• _Recorded data_:
++++

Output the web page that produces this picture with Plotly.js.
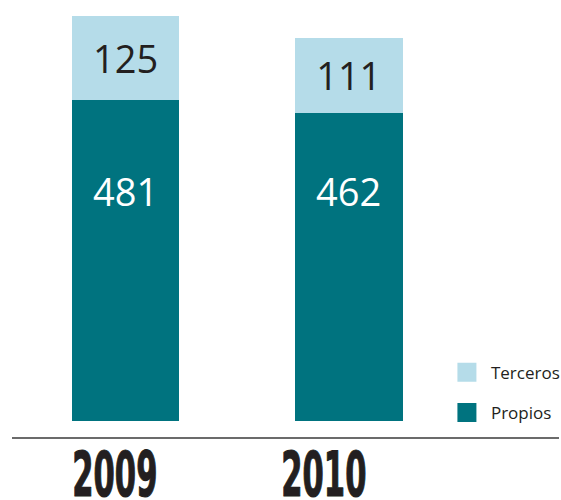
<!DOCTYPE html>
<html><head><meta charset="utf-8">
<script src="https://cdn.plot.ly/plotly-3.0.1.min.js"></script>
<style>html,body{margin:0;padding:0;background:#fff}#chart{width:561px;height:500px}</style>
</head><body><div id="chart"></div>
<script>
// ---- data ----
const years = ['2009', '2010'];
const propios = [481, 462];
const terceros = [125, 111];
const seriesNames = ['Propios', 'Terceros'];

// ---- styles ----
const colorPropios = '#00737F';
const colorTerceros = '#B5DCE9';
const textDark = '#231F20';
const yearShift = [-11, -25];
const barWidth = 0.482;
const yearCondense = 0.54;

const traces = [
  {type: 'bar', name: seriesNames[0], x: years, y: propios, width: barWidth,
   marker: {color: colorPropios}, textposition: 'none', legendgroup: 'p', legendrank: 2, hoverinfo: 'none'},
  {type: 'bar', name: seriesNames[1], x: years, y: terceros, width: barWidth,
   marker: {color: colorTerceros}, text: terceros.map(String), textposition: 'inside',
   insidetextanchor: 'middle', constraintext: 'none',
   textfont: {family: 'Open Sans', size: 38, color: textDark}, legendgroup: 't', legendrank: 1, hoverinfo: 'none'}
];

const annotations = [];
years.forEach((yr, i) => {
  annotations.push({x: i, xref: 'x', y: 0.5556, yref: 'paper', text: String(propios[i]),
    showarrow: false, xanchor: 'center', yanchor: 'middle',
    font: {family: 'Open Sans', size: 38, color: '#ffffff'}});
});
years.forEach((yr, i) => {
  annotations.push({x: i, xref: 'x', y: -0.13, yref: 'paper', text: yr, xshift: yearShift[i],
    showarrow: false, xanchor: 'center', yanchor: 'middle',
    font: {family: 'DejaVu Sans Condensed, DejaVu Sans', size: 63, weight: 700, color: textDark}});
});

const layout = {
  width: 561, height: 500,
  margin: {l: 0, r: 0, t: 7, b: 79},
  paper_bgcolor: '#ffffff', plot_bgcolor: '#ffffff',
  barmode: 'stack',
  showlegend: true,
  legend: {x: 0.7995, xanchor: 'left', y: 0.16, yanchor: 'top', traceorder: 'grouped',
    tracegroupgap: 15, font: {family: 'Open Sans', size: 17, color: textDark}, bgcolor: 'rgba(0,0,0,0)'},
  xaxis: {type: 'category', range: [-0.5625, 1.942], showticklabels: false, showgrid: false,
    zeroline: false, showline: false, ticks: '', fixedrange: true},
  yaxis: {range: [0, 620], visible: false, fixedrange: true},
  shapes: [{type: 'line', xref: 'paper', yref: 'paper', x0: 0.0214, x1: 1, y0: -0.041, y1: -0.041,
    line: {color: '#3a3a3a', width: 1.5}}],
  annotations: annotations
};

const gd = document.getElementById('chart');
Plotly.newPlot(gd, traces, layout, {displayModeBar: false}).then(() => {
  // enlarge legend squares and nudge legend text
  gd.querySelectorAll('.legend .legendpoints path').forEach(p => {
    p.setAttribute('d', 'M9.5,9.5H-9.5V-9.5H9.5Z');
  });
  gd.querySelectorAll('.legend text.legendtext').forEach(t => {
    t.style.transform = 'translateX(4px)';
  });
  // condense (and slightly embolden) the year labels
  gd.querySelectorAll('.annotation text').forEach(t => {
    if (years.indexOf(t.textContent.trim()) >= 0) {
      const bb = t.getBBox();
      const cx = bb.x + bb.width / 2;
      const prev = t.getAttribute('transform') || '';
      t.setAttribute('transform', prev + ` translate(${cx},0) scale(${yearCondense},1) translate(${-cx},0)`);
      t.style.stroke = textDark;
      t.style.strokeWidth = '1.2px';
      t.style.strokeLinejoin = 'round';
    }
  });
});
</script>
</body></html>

++++

• _Work to be completed_: Quote in full the listing given above; the images are to be left out.

• _Reply to the exercise_:
Output the web page that produces this picture with Plotly.js.
<!DOCTYPE html>
<html><head><meta charset="utf-8">
<script src="https://cdn.plot.ly/plotly-3.0.1.min.js"></script>
<style>html,body{margin:0;padding:0;background:#fff}#chart{width:561px;height:500px}</style>
</head><body><div id="chart"></div>
<script>
// ---- data ----
const years = ['2009', '2010'];
const propios = [481, 462];
const terceros = [125, 111];
const seriesNames = ['Propios', 'Terceros'];

// ---- styles ----
const colorPropios = '#00737F';
const colorTerceros = '#B5DCE9';
const textDark = '#231F20';
const yearShift = [-11, -25];
const barWidth = 0.482;
const yearCondense = 0.54;

const traces = [
  {type: 'bar', name: seriesNames[0], x: years, y: propios, width: barWidth,
   marker: {color: colorPropios}, textposition: 'none', legendgroup: 'p', legendrank: 2, hoverinfo: 'none'},
  {type: 'bar', name: seriesNames[1], x: years, y: terceros, width: barWidth,
   marker: {color: colorTerceros}, text: terceros.map(String), textposition: 'inside',
   insidetextanchor: 'middle', constraintext: 'none',
   textfont: {family: 'Open Sans', size: 38, color: textDark}, legendgroup: 't', legendrank: 1, hoverinfo: 'none'}
];

const annotations = [];
years.forEach((yr, i) => {
  annotations.push({x: i, xref: 'x', y: 0.5556, yref: 'paper', text: String(propios[i]),
    showarrow: false, xanchor: 'center', yanchor: 'middle',
    font: {family: 'Open Sans', size: 38, color: '#ffffff'}});
});
years.forEach((yr, i) => {
  annotations.push({x: i, xref: 'x', y: -0.13, yref: 'paper', text: yr, xshift: yearShift[i],
    showarrow: false, xanchor: 'center', yanchor: 'middle',
    font: {family: 'DejaVu Sans Condensed, DejaVu Sans', size: 63, weight: 700, color: textDark}});
});

const layout = {
  width: 561, height: 500,
  margin: {l: 0, r: 0, t: 7, b: 79},
  paper_bgcolor: '#ffffff', plot_bgcolor: '#ffffff',
  barmode: 'stack',
  showlegend: true,
  legend: {x: 0.7995, xanchor: 'left', y: 0.16, yanchor: 'top', traceorder: 'grouped',
    tracegroupgap: 15, font: {family: 'Open Sans', size: 17, color: textDark}, bgcolor: 'rgba(0,0,0,0)'},
  xaxis: {type: 'category', range: [-0.5625, 1.942], showticklabels: false, showgrid: false,
    zeroline: false, showline: false, ticks: '', fixedrange: true},
  yaxis: {range: [0, 620], visible: false, fixedrange: true},
  shapes: [{type: 'line', xref: 'paper', yref: 'paper', x0: 0.0214, x1: 1, y0: -0.041, y1: -0.041,
    line: {color: '#3a3a3a', width: 1.5}}],
  annotations: annotations
};

const gd = document.getElementById('chart');
Plotly.newPlot(gd, traces, layout, {displayModeBar: false}).then(() => {
  // enlarge legend squares and nudge legend text
  gd.querySelectorAll('.legend .legendpoints path').forEach(p => {
    p.setAttribute('d', 'M9.5,9.5H-9.5V-9.5H9.5Z');
  });
  gd.querySelectorAll('.legend text.legendtext').forEach(t => {
    t.style.transform = 'translateX(4px)';
  });
  // condense (and slightly embolden) the year labels
  gd.querySelectorAll('.annotation text').forEach(t => {
    if (years.indexOf(t.textContent.trim()) >= 0) {
      const bb = t.getBBox();
      const cx = bb.x + bb.width / 2;
      const prev = t.getAttribute('transform') || '';
      t.setAttribute('transform', prev + ` translate(${cx},0) scale(${yearCondense},1) translate(${-cx},0)`);
      t.style.stroke = textDark;
      t.style.strokeWidth = '1.2px';
      t.style.strokeLinejoin = 'round';
    }
  });
});
</script>
</body></html>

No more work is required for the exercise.